Catholic church claims no responsibility in child abuse case against priest
The Catholic church goes to the Court of Appeal on Wednesday (16 May) to reiterate its claim that it is not responsible for child abuse committed by its clergy.
The appeal is part of a civil action brought by Miss JGE (name withheld). She claims that she was sexually abused by a Catholic priest whilst resident in a children's home run by the church.
In November last year the High Court found that the church is responsible for the sexual misbehaviour of its clergy, a ruling which the church disputes. The church had claimed that, on a technicality of employment law, it could not be held vicariously responsible because there is no formal employment relationship with their priests.
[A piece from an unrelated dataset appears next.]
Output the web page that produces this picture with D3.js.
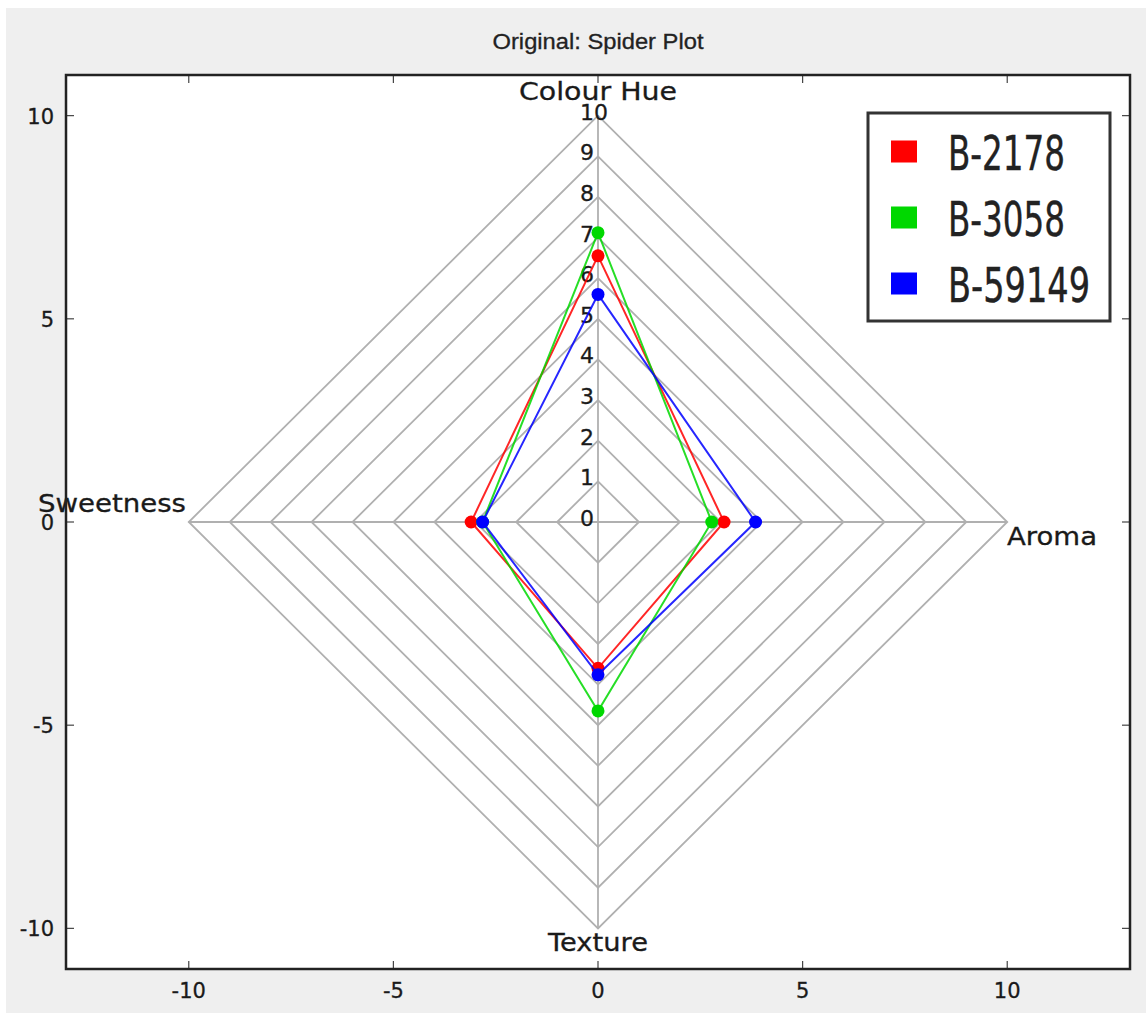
<!DOCTYPE html>
<html>
<head>
<meta charset="utf-8">
<script src="https://cdn.jsdelivr.net/npm/d3@7"></script>
<style>
  html, body { margin: 0; padding: 0; background: #ffffff; }
  svg { display: block; }
</style>
</head>
<body>
<script>
// ---- data ----
const axesNames = ["Colour Hue", "Aroma", "Texture", "Sweetness"];
const seriesNames = ["B-2178", "B-3058", "B-59149"];
const seriesColors = ["#ff0000", "#00d800", "#0000ff"];
const valuesB2178 = [6.55, 3.08, 3.6, 3.1];
const valuesB3058 = [7.12, 2.78, 4.65, 2.82];
const valuesB59149 = [5.6, 3.85, 3.76, 2.82];
const seriesValues = [valuesB2178, valuesB3058, valuesB59149];
const ringLevels = [0, 1, 2, 3, 4, 5, 6, 7, 8, 9, 10];
const axisTicks = [-10, -5, 0, 5, 10];
const titleText = "Original: Spider Plot";

// ---- layout ----
const W = 1146, H = 1013;
const svg = d3.select("body").append("svg").attr("width", W).attr("height", H);
svg.append("rect").attr("x", 6).attr("y", 8).attr("width", W - 6).attr("height", H - 8).attr("fill", "#efefef");

const L = 66, R = 1130, T = 75, B = 969;
const x = d3.scaleLinear().domain([-13, 13]).range([L, R]);
const y = d3.scaleLinear().domain([-11, 11]).range([B, T]);

svg.append("rect").attr("x", L).attr("y", T).attr("width", R - L).attr("height", B - T).attr("fill", "#ffffff");

// direction vectors: up, right, down, left
const dirs = [[0, 1], [1, 0], [0, -1], [-1, 0]];
const pt = (i, v) => [x(dirs[i][0] * v), y(dirs[i][1] * v)];

const g = svg.append("g");
const line = d3.line();
// rings
ringLevels.filter(r => r > 0).forEach(r => {
  const pts = dirs.map((d, i) => pt(i, r));
  pts.push(pts[0]);
  g.append("path").attr("d", line(pts)).attr("fill", "none")
    .attr("stroke", "#b0b0b0").attr("stroke-width", 1.8);
});
// spokes
dirs.forEach((d, i) => {
  const p0 = pt(i, 0), p1 = pt(i, 10);
  g.append("line").attr("x1", p0[0]).attr("y1", p0[1]).attr("x2", p1[0]).attr("y2", p1[1])
    .attr("stroke", "#b0b0b0").attr("stroke-width", 1.8);
});

// ring labels
ringLevels.forEach(r => {
  g.append("text").attr("x", x(0) - 18).attr("y", y(r) + 4)
    .attr("font-family", "DejaVu Sans").attr("font-size", 22).attr("fill", "#1a1a1a")
    .attr("stroke", "#1a1a1a").attr("stroke-width", 0.3)
    .text(r);
});

// axis labels
const lab = [
  {t: axesNames[0], x: x(0), y: 100, a: "middle", w: 158},
  {t: axesNames[1], x: 1007, y: 545, a: "start", w: 90},
  {t: axesNames[2], x: x(0), y: 951, a: "middle", w: 100},
  {t: axesNames[3], x: 186, y: 512, a: "end", w: 148}
];
lab.forEach(l => {
  g.append("text").attr("x", l.x).attr("y", l.y).attr("text-anchor", l.a)
    .attr("font-family", "DejaVu Sans").attr("font-size", 24).attr("fill", "#1a1a1a")
    .attr("stroke", "#1a1a1a").attr("stroke-width", 0.3)
    .attr("textLength", l.w).attr("lengthAdjust", "spacingAndGlyphs")
    .text(l.t);
});

// series
seriesValues.forEach((vals, si) => {
  const pts = vals.map((v, i) => pt(i, v));
  const closed = pts.concat([pts[0]]);
  g.append("path").attr("d", line(closed)).attr("fill", "none")
    .attr("stroke", seriesColors[si]).attr("stroke-width", 2).attr("opacity", 0.85);
  g.selectAll(null).data(pts).enter().append("circle")
    .attr("cx", d => d[0]).attr("cy", d => d[1]).attr("r", 6.5)
    .attr("fill", seriesColors[si]);
});

// axes ticks (inward) on all sides
const tk = svg.append("g");
axisTicks.forEach(v => {
  tk.append("line").attr("x1", x(v)).attr("x2", x(v)).attr("y1", B).attr("y2", B - 8).attr("stroke", "#444").attr("stroke-width", 1.2);
  tk.append("line").attr("x1", x(v)).attr("x2", x(v)).attr("y1", T).attr("y2", T + 8).attr("stroke", "#444").attr("stroke-width", 1.2);
  tk.append("line").attr("y1", y(v)).attr("y2", y(v)).attr("x1", L).attr("x2", L + 8).attr("stroke", "#444").attr("stroke-width", 1.2);
  tk.append("line").attr("y1", y(v)).attr("y2", y(v)).attr("x1", R).attr("x2", R - 8).attr("stroke", "#444").attr("stroke-width", 1.2);
  tk.append("text").attr("x", x(v)).attr("y", 998).attr("text-anchor", "middle")
    .attr("font-family", "DejaVu Sans").attr("font-size", 21).attr("fill", "#1a1a1a")
    .attr("stroke", "#1a1a1a").attr("stroke-width", 0.3).text(v);
  tk.append("text").attr("x", 54).attr("y", y(v) + 8).attr("text-anchor", "end")
    .attr("font-family", "DejaVu Sans").attr("font-size", 21).attr("fill", "#1a1a1a")
    .attr("stroke", "#1a1a1a").attr("stroke-width", 0.3).text(v);
});

// frame
svg.append("rect").attr("x", L).attr("y", T).attr("width", R - L).attr("height", B - T)
  .attr("fill", "none").attr("stroke", "#222").attr("stroke-width", 2.5);

// title
svg.append("text").attr("x", 598).attr("y", 49).attr("text-anchor", "middle")
  .attr("font-family", "Liberation Sans").attr("font-size", 22).attr("fill", "#222")
  .attr("stroke", "#222").attr("stroke-width", 0.3)
  .attr("textLength", 211).attr("lengthAdjust", "spacingAndGlyphs").text(titleText);

// legend
const lg = svg.append("g");
lg.append("rect").attr("x", 868).attr("y", 113).attr("width", 242).attr("height", 208)
  .attr("fill", "#ffffff").attr("stroke", "#333").attr("stroke-width", 3);
const rowY = [151.5, 217.5, 283.5];
const textW = [117, 117, 142];
seriesNames.forEach((n, i) => {
  lg.append("rect").attr("x", 891).attr("y", rowY[i] - 11).attr("width", 26).attr("height", 22)
    .attr("fill", seriesColors[i]);
  lg.append("text").attr("x", 948).attr("y", rowY[i] + 18)
    .attr("font-family", "DejaVu Sans Condensed, DejaVu Sans").attr("font-size", 48).attr("fill", "#222")
    .attr("stroke", "#222").attr("stroke-width", 0.4)
    .attr("textLength", textW[i]).attr("lengthAdjust", "spacingAndGlyphs").text(n);
});
</script>
</body>
</html>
But in the first hearing Mr Justice Macduff decided that the professional relationship between a priest and his bishop is sufficiently close so as to impose responsibility. The case involved the late Father Baldwin, a priest of the Roman Catholic Diocese of Portsmouth.
At the time of the alleged abuse he was 'vocations director' of the Roman Catholic diocese of Portsmouth and regularly visited The Firs children's home, in Waterlooville. JGE was admitted to the home in May 1970, aged seven. The home was run by an order of nuns, the English Province of Our Lady of Charity. Father Baldwin was encouraged to have contact with the children and was granted generous and unsupervised access to them.
JGE alleged that during these visits Father Baldwin sexually abused her both within the home, in a private sitting room set aside for visitors, and in the vestry of the adjoining church of St Michael and All Angels.
The allegations arose in May 2006 after police came 'cold calling' on her and others who they suspected may have been abused, whilst investigating Father Baldwin's activities after receiving complaints.
Father Baldwin died in 2006.
Following the judgment, the Bishop of Portsmouth defended the late Father Baldwin and reiterated the church's position.
The Right Reverend Crispian Hollis claimed that no similar organization had been held liable for the actions of its office holders.
He also claimed that JGE's was the only allegation against a priest who he described as being of 'unblemished character'. However, before his death Father Baldwin had been the subject of an extensive police investigation, based on allegations against him from at least three other alleged victims.
JGE's lawyer is Tracey Emmott of Emmott Snell, a specialist in working with legal claims arising from sexual abuse.
Tracey Emmott also represented a number of those abused in the notorious Jersey Haut de la Garenne children's home.
'While it may be an interesting point of law because there is no formal employment relationship between priests and their bishop, this challenge to the High Court ruling is likely to be deeply offensive to victims of clerical abuse,' - Tracey Emmott points out.
'Why should the church be treated any differently from normal employers who must face legal responsibility for wrongful actions of their employees?'
'Sadly the church has a history of child abuse allegations against priests, which will not go away. It publicly expresses a commitment to take sexual abuse seriously and to eradicate it.'
'Yet is chooses to challenge a high profile High Court ruling that finds the church is legally responsible for it.'
It is known that several others who claim abuse at the hands of Father Baldwin were also considering bringing civil claims against the church, depending on the outcome of this appeal.
The appeal is expected to last for one and a half days.